I am sitting here at the Grand Hotel after an afternoon of swimming and some brochettes at sunset. I’m watching what I thought was a dramatic flock of birds scatter overhead. Hum, something is funny about those wings? Oh wait, they’re bats! Cool. Lots and lots of bats, maybe coming from the bat colony found downtown. These are the first bats of seen since reading the very neat book called “Dark banquet” which covers vampire bats, bedbugs, and leeches (and the odd other bloodsucking creatures).
|A local jazz band has started playing, they are really good, but have a strange repetoire of songs they sing in heavily accented English (probably having memorized the words by earand with sheet music.) Probably no one in the band speaks English, but the songs are still recognizable and quite enjoyable. I personally would not have chosen “Fever” to sing to a crowd of foreigners in a country where everyone gets malaria at least once, but that is still one catchy song. Other songs in their rep include “Blue moon”, “There ain’t no sunshine when she’s gone”, and “Killing me softly”. That last one especially brought me back to living in Montreal fifteen years ago, when the Fugees had just come out with a remake. It seemed like it played every night at 2.30 a.m. at Vol de Nuit on Prince Arthur street where my roommate and I used to go after a night of studying and writing for closing time beers. I’m not afraid of having to entertain myself, but I’ve often found that working overseas has lent itself to cyclical boughts of loneliness, even if just lasting a few minutes, and as I sat there listening to their version of the song, for a pang I was struck with how far away in both time and distance sitting on that patio in the middle of the night in Montreal is to where I find myself now. How would my 22-year old self see me now?
As I wait out getting the first bout of malaria, I have to take the required meds, which may temporarily stave off the disease and hopefully also lessen the impact of it when I do get it. I’ve taken anti-malarials before, for trips to Central America, but I think the meds for Africa are stronger. I generally have no side effects (yet- liver damage and sun sensitivity are supposed potential issues), but I do have one: really vivid dreams. I had noticed it in Guatemala but not to this degree. It is difficult to describe. It’s not that the dreams are weird, they are often quite mundane, actually, but so vivid I sometimes have trouble decifering whether it was a dream or not. The other day I had to ask my roommate “Did we discuss the light in the living room at any point?” No. Hum. Anti-malarials brain (the equivalent of a senior’s moment, I suppose.) An ex-boyfriend I haven’t spoken to in ten years has reared his head three times in dreams – not in a starring role, just a cameo, but why? Why now? It was like he was *really* communicating with me. In the morning it sometimes take a while to straighten out the images in my head, and assure myself it’s a dream. It’s a little unsettling. (Not as unsettling as the I dreamed- without anti-malarials- that I was dating Michael Ignatieff and wondered when I awoke: am I? My stepmother tried to convince me I was too good for him, and my father let out a little “ew, yuck” when I suggested it could be worse: it could have been Peter McKay. But I digress.)

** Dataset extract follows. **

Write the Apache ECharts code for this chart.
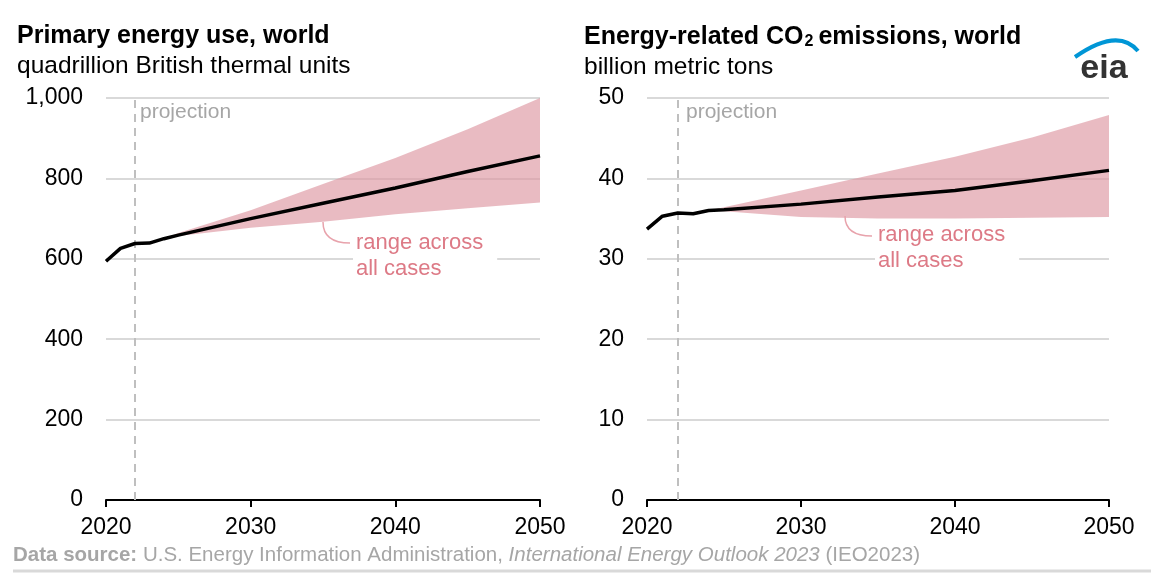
<!DOCTYPE html>
<html>
<head>
<meta charset="utf-8">
<script src="https://cdn.jsdelivr.net/npm/echarts@6/dist/echarts.min.js"></script>
<style>
  html, body { margin: 0; padding: 0; background: #fff; }
  #chart { width: 1151px; height: 575px; }
</style>
</head>
<body>
<div id="chart"></div>
<script>
// values (IEO2023)
const years = [2020, 2021, 2022, 2023, 2024, 2025, 2030, 2035, 2040, 2045, 2050];
const bandYears = [2024, 2025, 2030, 2035, 2040, 2045, 2050];

const energyUse = [594, 626, 638, 639, 650, 659, 700, 738, 776, 817, 856];
const energyLow = [650, 657, 677, 692, 711, 726, 740];
const energyHigh = [650, 664, 721, 786, 851, 922, 1000];

const co2 = [33.7, 35.3, 35.7, 35.6, 36.0, 36.1, 36.8, 37.7, 38.5, 39.7, 41.0];
const co2Low = [36.0, 35.9, 35.2, 35.0, 35.0, 35.1, 35.2];
const co2High = [36.0, 36.4, 38.5, 40.6, 42.7, 45.1, 47.9];

const xTicks = [2020, 2030, 2040, 2050];
const projectionYear = 2022;

const FONT = 'Liberation Sans, Arial, Helvetica, sans-serif';
const BAND = 'rgba(222, 152, 163, 0.66)';
const NOTE = '#dd7a86';

const pairs = (xs, ys) => xs.map((x, i) => [x, ys[i]]);

function xAxis(idx) {
  return {
    type: 'value', gridIndex: idx,
    min: xTicks[0], max: xTicks[xTicks.length - 1], interval: 10,
    axisLine: { show: true, lineStyle: { color: '#000', width: 2 } },
    axisTick: { show: true, length: 7, lineStyle: { color: '#000', width: 2 } },
    axisLabel: { color: '#000', fontSize: 23, fontFamily: FONT, margin: 16, formatter: v => String(v) },
    splitLine: { show: false }
  };
}

function yAxis(idx, max, interval) {
  return {
    type: 'value', gridIndex: idx, min: 0, max: max, interval: interval,
    axisLine: { show: false }, axisTick: { show: false },
    axisLabel: { color: '#000', fontSize: 23, fontFamily: FONT, margin: 23 },
    splitLine: { lineStyle: { color: '#d9d9d9', width: 2 } }
  };
}

// range across all cases: one polygon, upper edge forward then lower edge back
function bandSeries(idx, lo, hi) {
  return {
    type: 'custom', xAxisIndex: idx, yAxisIndex: idx, silent: true, z: 2,
    data: bandYears.map((y, i) => [y, lo[i], hi[i]]),
    encode: { x: 0, y: [1, 2] },
    renderItem: function (params, api) {
      if (params.dataIndex !== 0) return null;
      const top = bandYears.map((y, i) => api.coord([y, hi[i]]));
      const bottom = bandYears.map((y, i) => api.coord([y, lo[i]])).reverse();
      return {
        type: 'polygon',
        shape: { points: top.concat(bottom) },
        style: { fill: BAND, stroke: null }
      };
    }
  };
}

function mainLine(idx, values) {
  return {
    type: 'line', xAxisIndex: idx, yAxisIndex: idx,
    data: pairs(years, values), symbol: 'none', z: 5,
    lineStyle: { color: '#000', width: 3.5 },
    markLine: {
      symbol: 'none', silent: true, label: { show: false },
      lineStyle: { color: '#bfbfbf', width: 2, type: [8, 6] },
      data: [{ xAxis: projectionYear }]
    }
  };
}

function text(x, y, str, font, fill, extra) {
  return {
    type: 'text', x: x, y: y, z: 10,
    style: Object.assign({
      text: str, font: font, fill: fill,
      textVerticalAlign: 'middle', verticalAlign: 'middle'
    }, extra || {})
  };
}

const chart = echarts.init(document.getElementById('chart'));
chart.setOption({
  animation: false,
  backgroundColor: '#fff',
  textStyle: { fontFamily: FONT },
  title: [{
    text: 'Primary energy use, world',
    subtext: 'quadrillion British thermal units',
    left: 17, top: 24, padding: 0, itemGap: 5,
    textStyle: { fontSize: 25, fontWeight: 'bold', color: '#000', fontFamily: FONT },
    subtextStyle: { fontSize: 24.5, color: '#000', fontFamily: FONT }
  }, {
    text: 'Energy-related CO{sub|2}emissions, world',
    subtext: 'billion metric tons',
    left: 584, top: 24, padding: 0, itemGap: 5,
    textStyle: {
      fontSize: 25, fontWeight: 'bold', color: '#000', fontFamily: FONT,
      rich: { sub: { fontSize: 16, fontWeight: 'bold', color: '#000', verticalAlign: 'bottom', padding: [10, 5, 0, 1] } }
    },
    subtextStyle: { fontSize: 24.5, color: '#000', fontFamily: FONT }
  }, {
    text: '{b|Data source:} U.S. Energy Information Administration, {i|International Energy Outlook 2023} (IEO2023)',
    left: 13, top: 545, padding: 0,
    textStyle: {
      fontSize: 20.5, fontWeight: 'normal', color: '#a6a6a6', fontFamily: FONT,
      rich: {
        b: { fontSize: 20.5, fontWeight: 'bold', color: '#a6a6a6' },
        i: { fontSize: 20.5, fontStyle: 'italic', color: '#a6a6a6' }
      }
    }
  }],
  grid: [
    { left: 106, right: 611, top: 98, bottom: 75 },
    { left: 647, right: 42, top: 98, bottom: 75 }
  ],
  xAxis: [xAxis(0), xAxis(1)],
  yAxis: [yAxis(0, 1000, 200), yAxis(1, 50, 10)],
  series: [
    bandSeries(0, energyLow, energyHigh),
    mainLine(0, energyUse),
    bandSeries(1, co2Low, co2High),
    mainLine(1, co2)
  ],
  graphic: [
    text(140, 112, 'projection', '21px ' + FONT, '#a6a6a6'),
    text(686, 112, 'projection', '21px ' + FONT, '#a6a6a6'),
    {
      type: 'bezierCurve', z: 9, silent: true,
      shape: { x1: 323, y1: 222, cpx1: 323, cpy1: 243, x2: 350, y2: 243 },
      style: { stroke: '#e8a3ac', lineWidth: 1.5, fill: null }
    },
    text(353, 230, 'range across\nall cases', '22px ' + FONT, NOTE,
      { backgroundColor: '#fff', padding: [0, 14, 0, 3], lineHeight: 26, textVerticalAlign: 'top', verticalAlign: 'top' }),
    {
      type: 'bezierCurve', z: 9, silent: true,
      shape: { x1: 845, y1: 216, cpx1: 845, cpy1: 236, x2: 872, y2: 236 },
      style: { stroke: '#e8a3ac', lineWidth: 1.5, fill: null }
    },
    text(875, 222, 'range across\nall cases', '22px ' + FONT, NOTE,
      { backgroundColor: '#fff', padding: [0, 14, 0, 3], lineHeight: 26, textVerticalAlign: 'top', verticalAlign: 'top' }),
    // eia logo
    {
      type: 'bezierCurve', z: 9, silent: true,
      shape: { x1: 1075, y1: 57, cpx1: 1118, cpy1: 27, x2: 1138, y2: 51 },
      style: { stroke: '#0096d6', lineWidth: 4, fill: null }
    },
    text(1104, 69, 'eia', 'bold 34px ' + FONT, '#333333',
      { textAlign: 'center', align: 'center' }),
    {
      type: 'line', z: 9, silent: true,
      shape: { x1: 13, y1: 571, x2: 1151, y2: 571 },
      style: { stroke: '#d9d9d9', lineWidth: 3 }
    }
  ]
});
</script>
</body>
</html>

So for Christmas I had a surprise invitation to someone’s house for dinner- a Canadian woman who was having family from Quebec. It was really good and involved singing to Charles Aznavour, which reminded me of C.R.A.Z.Y. I spent New Year’s Eve with her and her relatives too, which was great. We ushered in midnight under the stars on her patio.
Happy New Year everyone. 2010 finally here, and I’ve been sick of hearing about it since 2003. Miss you all.